## DESCRIPTION OF THE TASK:
Repeat every line of the data exactly, but not the pictures.
****
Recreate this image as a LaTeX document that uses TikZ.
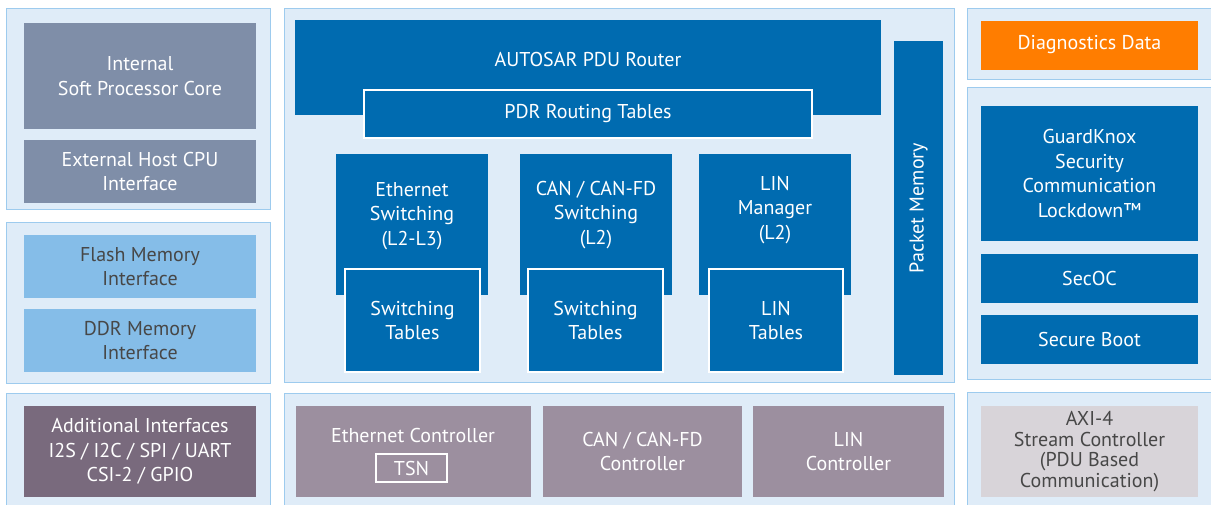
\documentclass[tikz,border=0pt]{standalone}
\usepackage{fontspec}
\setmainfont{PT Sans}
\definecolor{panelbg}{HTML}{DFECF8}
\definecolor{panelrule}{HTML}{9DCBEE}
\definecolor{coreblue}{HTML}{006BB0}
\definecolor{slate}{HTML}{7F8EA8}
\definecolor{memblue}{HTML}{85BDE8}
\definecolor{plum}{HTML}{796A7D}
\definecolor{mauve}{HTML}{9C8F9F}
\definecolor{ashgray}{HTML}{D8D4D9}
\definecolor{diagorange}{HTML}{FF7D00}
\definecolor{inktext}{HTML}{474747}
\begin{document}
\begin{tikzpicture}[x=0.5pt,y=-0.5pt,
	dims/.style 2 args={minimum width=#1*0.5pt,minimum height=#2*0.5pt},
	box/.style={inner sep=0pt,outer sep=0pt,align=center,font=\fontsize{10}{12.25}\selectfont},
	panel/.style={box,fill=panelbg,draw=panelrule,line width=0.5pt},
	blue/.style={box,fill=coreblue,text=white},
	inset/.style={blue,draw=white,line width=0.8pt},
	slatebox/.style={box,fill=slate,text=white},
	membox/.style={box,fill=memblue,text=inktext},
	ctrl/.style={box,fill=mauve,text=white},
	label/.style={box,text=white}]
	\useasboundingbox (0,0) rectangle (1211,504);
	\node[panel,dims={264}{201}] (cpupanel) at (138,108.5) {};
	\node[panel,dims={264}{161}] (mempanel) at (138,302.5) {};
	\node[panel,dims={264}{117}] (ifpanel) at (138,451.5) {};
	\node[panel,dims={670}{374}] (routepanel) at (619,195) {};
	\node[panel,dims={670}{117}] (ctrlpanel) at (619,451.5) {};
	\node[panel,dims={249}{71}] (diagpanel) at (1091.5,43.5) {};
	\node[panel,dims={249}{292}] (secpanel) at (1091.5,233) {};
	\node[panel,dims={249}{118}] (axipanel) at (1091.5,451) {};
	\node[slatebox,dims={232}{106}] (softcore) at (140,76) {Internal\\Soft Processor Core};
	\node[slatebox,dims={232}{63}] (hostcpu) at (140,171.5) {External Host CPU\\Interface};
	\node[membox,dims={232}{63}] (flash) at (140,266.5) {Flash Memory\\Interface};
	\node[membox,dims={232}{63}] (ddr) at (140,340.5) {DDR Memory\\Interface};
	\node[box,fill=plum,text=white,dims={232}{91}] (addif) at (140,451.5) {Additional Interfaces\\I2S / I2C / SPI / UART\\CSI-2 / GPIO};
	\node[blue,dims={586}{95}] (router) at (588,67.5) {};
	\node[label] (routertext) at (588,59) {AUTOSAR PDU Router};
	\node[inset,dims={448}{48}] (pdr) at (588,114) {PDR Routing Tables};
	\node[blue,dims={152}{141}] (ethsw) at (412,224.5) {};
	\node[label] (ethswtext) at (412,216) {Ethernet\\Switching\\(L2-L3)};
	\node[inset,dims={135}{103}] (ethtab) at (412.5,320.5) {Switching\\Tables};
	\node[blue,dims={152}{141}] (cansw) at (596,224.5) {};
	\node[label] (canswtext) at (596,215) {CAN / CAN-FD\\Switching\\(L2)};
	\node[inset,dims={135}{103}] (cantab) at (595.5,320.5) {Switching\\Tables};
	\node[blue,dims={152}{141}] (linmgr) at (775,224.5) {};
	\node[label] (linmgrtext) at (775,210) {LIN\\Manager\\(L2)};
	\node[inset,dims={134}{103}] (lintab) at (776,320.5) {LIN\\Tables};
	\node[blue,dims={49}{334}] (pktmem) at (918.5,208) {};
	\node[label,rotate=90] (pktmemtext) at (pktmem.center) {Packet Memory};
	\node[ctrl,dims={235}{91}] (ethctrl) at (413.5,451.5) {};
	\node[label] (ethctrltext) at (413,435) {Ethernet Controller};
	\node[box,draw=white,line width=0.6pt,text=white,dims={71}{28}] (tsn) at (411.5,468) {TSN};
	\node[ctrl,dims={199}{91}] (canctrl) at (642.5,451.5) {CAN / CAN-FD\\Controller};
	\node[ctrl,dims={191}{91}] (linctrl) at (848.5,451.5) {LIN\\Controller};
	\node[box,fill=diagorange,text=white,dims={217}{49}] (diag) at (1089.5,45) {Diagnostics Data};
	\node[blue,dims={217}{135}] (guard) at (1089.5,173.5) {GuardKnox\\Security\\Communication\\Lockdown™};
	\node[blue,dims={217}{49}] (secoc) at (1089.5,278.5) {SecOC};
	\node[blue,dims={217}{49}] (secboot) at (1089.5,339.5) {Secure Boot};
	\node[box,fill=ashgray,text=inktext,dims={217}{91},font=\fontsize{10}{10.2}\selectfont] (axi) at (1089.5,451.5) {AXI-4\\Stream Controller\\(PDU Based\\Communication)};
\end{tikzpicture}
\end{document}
****
## RESULT OF THE EXERCISE:
Recreate this image as a LaTeX document that uses TikZ.
\documentclass[tikz,border=0pt]{standalone}
\usepackage{fontspec}
\setmainfont{PT Sans}
\definecolor{panelbg}{HTML}{DFECF8}
\definecolor{panelrule}{HTML}{9DCBEE}
\definecolor{coreblue}{HTML}{006BB0}
\definecolor{slate}{HTML}{7F8EA8}
\definecolor{memblue}{HTML}{85BDE8}
\definecolor{plum}{HTML}{796A7D}
\definecolor{mauve}{HTML}{9C8F9F}
\definecolor{ashgray}{HTML}{D8D4D9}
\definecolor{diagorange}{HTML}{FF7D00}
\definecolor{inktext}{HTML}{474747}
\begin{document}
\begin{tikzpicture}[x=0.5pt,y=-0.5pt,
	dims/.style 2 args={minimum width=#1*0.5pt,minimum height=#2*0.5pt},
	box/.style={inner sep=0pt,outer sep=0pt,align=center,font=\fontsize{10}{12.25}\selectfont},
	panel/.style={box,fill=panelbg,draw=panelrule,line width=0.5pt},
	blue/.style={box,fill=coreblue,text=white},
	inset/.style={blue,draw=white,line width=0.8pt},
	slatebox/.style={box,fill=slate,text=white},
	membox/.style={box,fill=memblue,text=inktext},
	ctrl/.style={box,fill=mauve,text=white},
	label/.style={box,text=white}]
	\useasboundingbox (0,0) rectangle (1211,504);
	\node[panel,dims={264}{201}] (cpupanel) at (138,108.5) {};
	\node[panel,dims={264}{161}] (mempanel) at (138,302.5) {};
	\node[panel,dims={264}{117}] (ifpanel) at (138,451.5) {};
	\node[panel,dims={670}{374}] (routepanel) at (619,195) {};
	\node[panel,dims={670}{117}] (ctrlpanel) at (619,451.5) {};
	\node[panel,dims={249}{71}] (diagpanel) at (1091.5,43.5) {};
	\node[panel,dims={249}{292}] (secpanel) at (1091.5,233) {};
	\node[panel,dims={249}{118}] (axipanel) at (1091.5,451) {};
	\node[slatebox,dims={232}{106}] (softcore) at (140,76) {Internal\\Soft Processor Core};
	\node[slatebox,dims={232}{63}] (hostcpu) at (140,171.5) {External Host CPU\\Interface};
	\node[membox,dims={232}{63}] (flash) at (140,266.5) {Flash Memory\\Interface};
	\node[membox,dims={232}{63}] (ddr) at (140,340.5) {DDR Memory\\Interface};
	\node[box,fill=plum,text=white,dims={232}{91}] (addif) at (140,451.5) {Additional Interfaces\\I2S / I2C / SPI / UART\\CSI-2 / GPIO};
	\node[blue,dims={586}{95}] (router) at (588,67.5) {};
	\node[label] (routertext) at (588,59) {AUTOSAR PDU Router};
	\node[inset,dims={448}{48}] (pdr) at (588,114) {PDR Routing Tables};
	\node[blue,dims={152}{141}] (ethsw) at (412,224.5) {};
	\node[label] (ethswtext) at (412,216) {Ethernet\\Switching\\(L2-L3)};
	\node[inset,dims={135}{103}] (ethtab) at (412.5,320.5) {Switching\\Tables};
	\node[blue,dims={152}{141}] (cansw) at (596,224.5) {};
	\node[label] (canswtext) at (596,215) {CAN / CAN-FD\\Switching\\(L2)};
	\node[inset,dims={135}{103}] (cantab) at (595.5,320.5) {Switching\\Tables};
	\node[blue,dims={152}{141}] (linmgr) at (775,224.5) {};
	\node[label] (linmgrtext) at (775,210) {LIN\\Manager\\(L2)};
	\node[inset,dims={134}{103}] (lintab) at (776,320.5) {LIN\\Tables};
	\node[blue,dims={49}{334}] (pktmem) at (918.5,208) {};
	\node[label,rotate=90] (pktmemtext) at (pktmem.center) {Packet Memory};
	\node[ctrl,dims={235}{91}] (ethctrl) at (413.5,451.5) {};
	\node[label] (ethctrltext) at (413,435) {Ethernet Controller};
	\node[box,draw=white,line width=0.6pt,text=white,dims={71}{28}] (tsn) at (411.5,468) {TSN};
	\node[ctrl,dims={199}{91}] (canctrl) at (642.5,451.5) {CAN / CAN-FD\\Controller};
	\node[ctrl,dims={191}{91}] (linctrl) at (848.5,451.5) {LIN\\Controller};
	\node[box,fill=diagorange,text=white,dims={217}{49}] (diag) at (1089.5,45) {Diagnostics Data};
	\node[blue,dims={217}{135}] (guard) at (1089.5,173.5) {GuardKnox\\Security\\Communication\\Lockdown™};
	\node[blue,dims={217}{49}] (secoc) at (1089.5,278.5) {SecOC};
	\node[blue,dims={217}{49}] (secboot) at (1089.5,339.5) {Secure Boot};
	\node[box,fill=ashgray,text=inktext,dims={217}{91},font=\fontsize{10}{10.2}\selectfont] (axi) at (1089.5,451.5) {AXI-4\\Stream Controller\\(PDU Based\\Communication)};
\end{tikzpicture}
\end{document}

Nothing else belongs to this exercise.